Belgian prosecutors on Wednesday named a 35-year-old Algerian as the man shot dead by police on Tuesday during a police raid on a Brussels apartment in the hunt for clues to bloody attacks in Paris last November.
Police found an Islamic State flag in the apartment used by Mohamed Belkaid and two others suspected of being with him after officers were met with a barrage of automatic weapons fire as they arrived to search the flat.
Belkaid, who was living in Belgium illegally and had a police record for theft but was not on security watchlists, was killed by a special forces sniper after a three-hour siege. A manhunt for the two other suspects continued on Wednesday.
The government held its alert status steady at Level Three, one step below the maximum.
The prosecutors said a radical Islamic text was found next to Belkaid's body and a cache of ammunition was also discovered. It was not clear if he had any links to the Paris suspects.
Two people detained overnight on suspicion of links to the shootout in the suburb of Forest were released without charge.
Investigators believe much of the planning and preparation for the Nov. 13 shooting and bombing rampage in Paris that killed 130 people was conducted in Brussels by young French and Belgian nationals, some of whom fought as militants in Syria.
Ten people are being held in Belgian custody on a variety of charges relating to the four-month investigation, though prime suspects, including Salah Abdeslam, a brother of one of the Paris suicide bombers, are suspected of having fled the country.
On Tuesday, six Belgian and French police officers arrived to search the flat and came under automatic fire through a door from at least two people barricaded inside. Four officers, one of them a Frenchwoman, were wounded, none very seriously.
Ministers said the police visit to the apartment had not been expected to provide much new evidence and that the presence of French officers did not imply a major break in the case.
Prime Minister Charles Michel said he was holding the state of alert steady after a meeting of security and intelligence chiefs in Belgium's national security council.
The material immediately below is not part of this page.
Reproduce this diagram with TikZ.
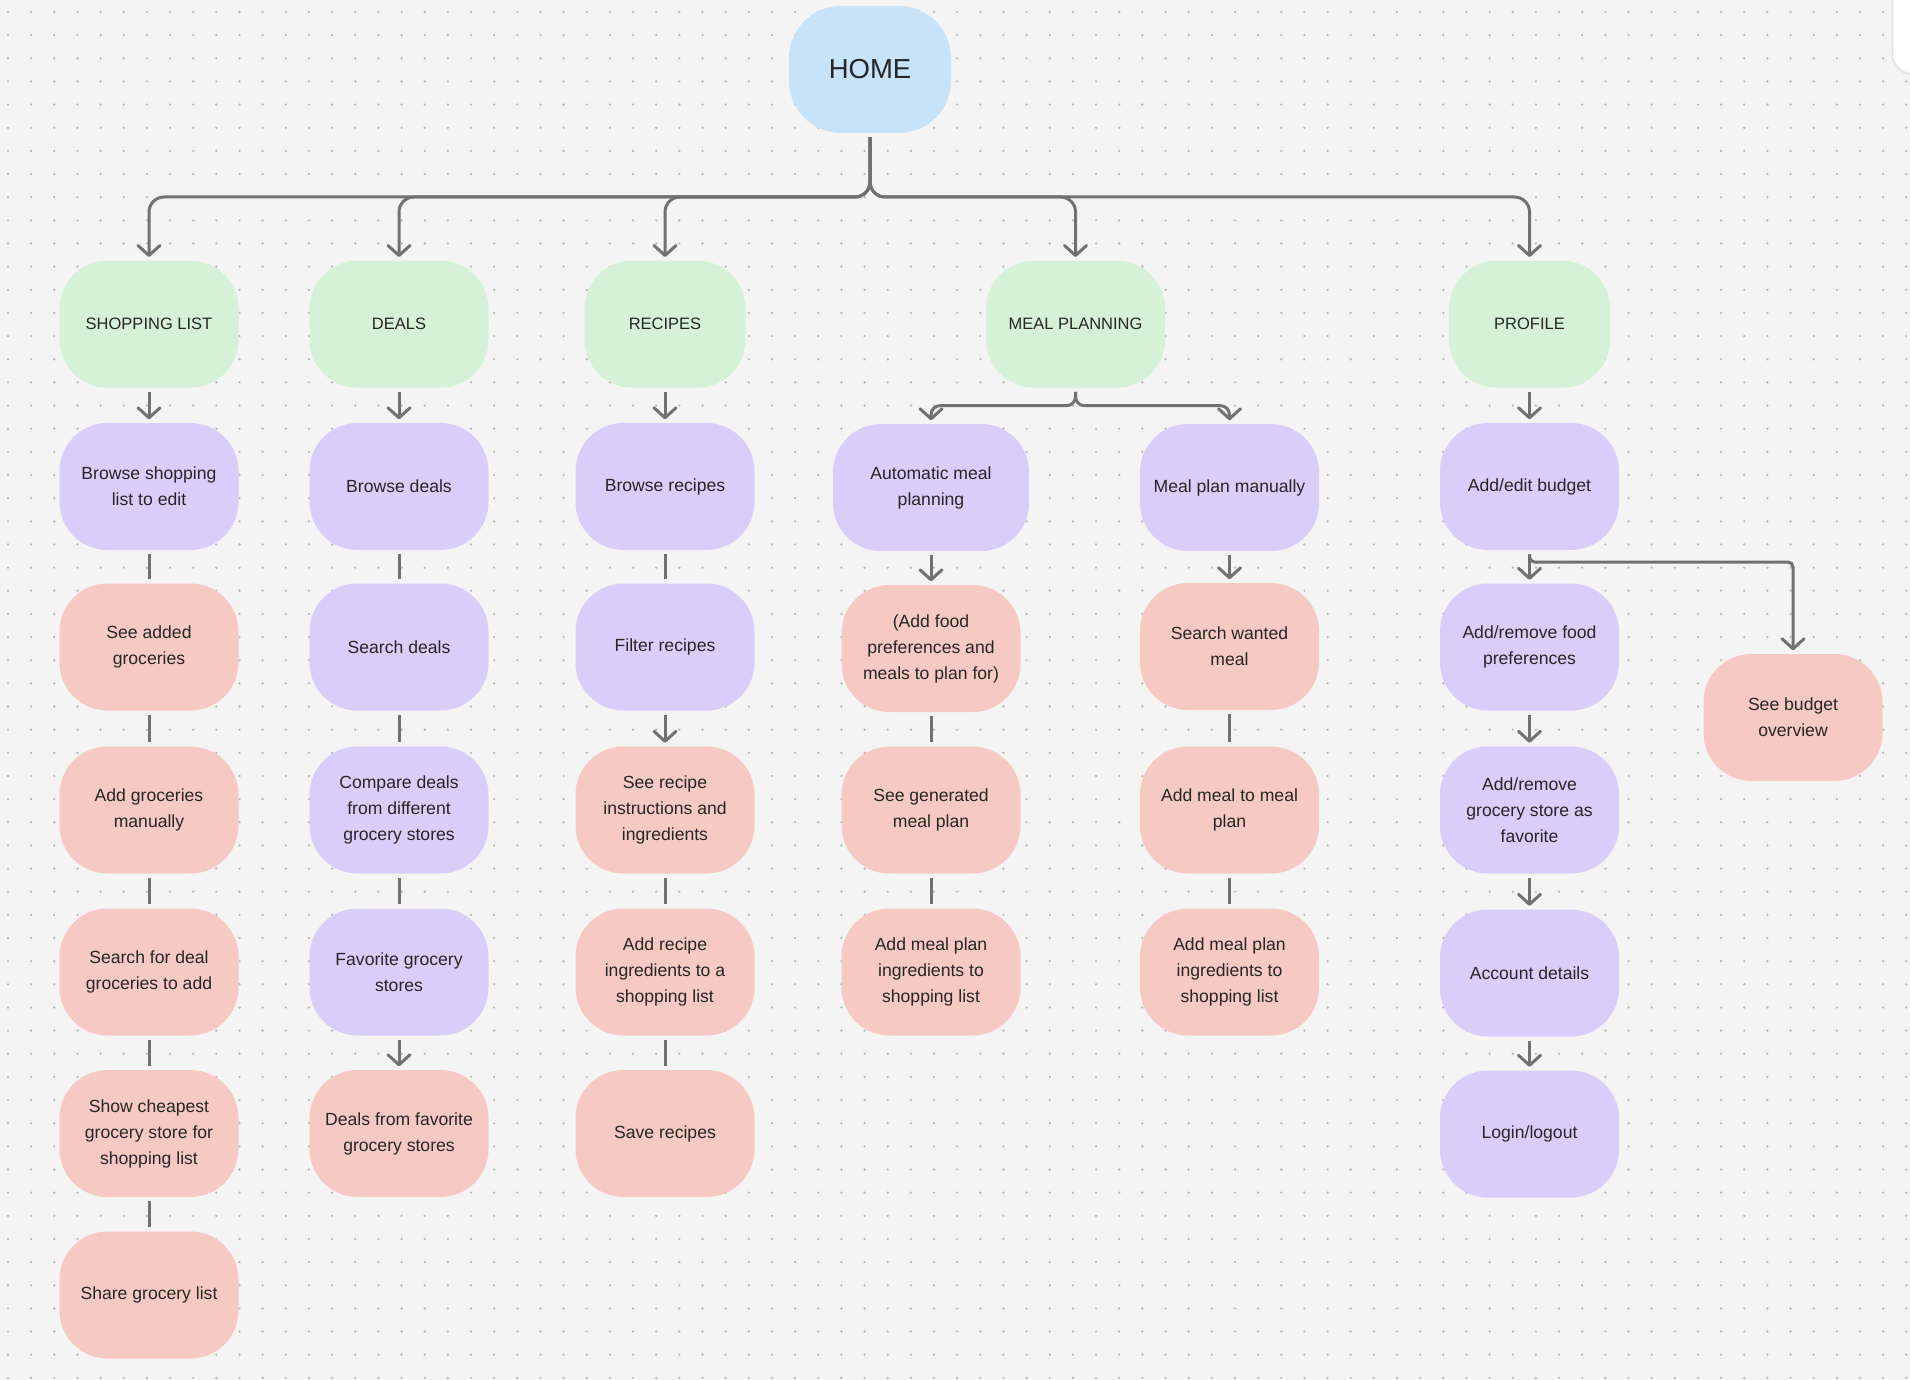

Brussels, headquarters of the European Union as well as Western military alliance NATO, was entirely locked down for days shortly after the Paris attacks because of fears of a major incident there. The city has maintained a high state of security alert since then, with military patrols a regular occurrence.
Belgium, with a Muslim population of about 5 percent among its 11 million people, has Europe's highest rate of citizens joining Islamist militants in Syria.
People living in the quiet neighbourhood of Forest suffered hours of lockdown on Tuesday and voiced shock at the events.
Schoolboy Maxime, 11, was at home sick when he heard gunfire and helicopters and saw masked commandoes on a rooftop. "They had a huge weapon," he said, adding he was "very, very scared".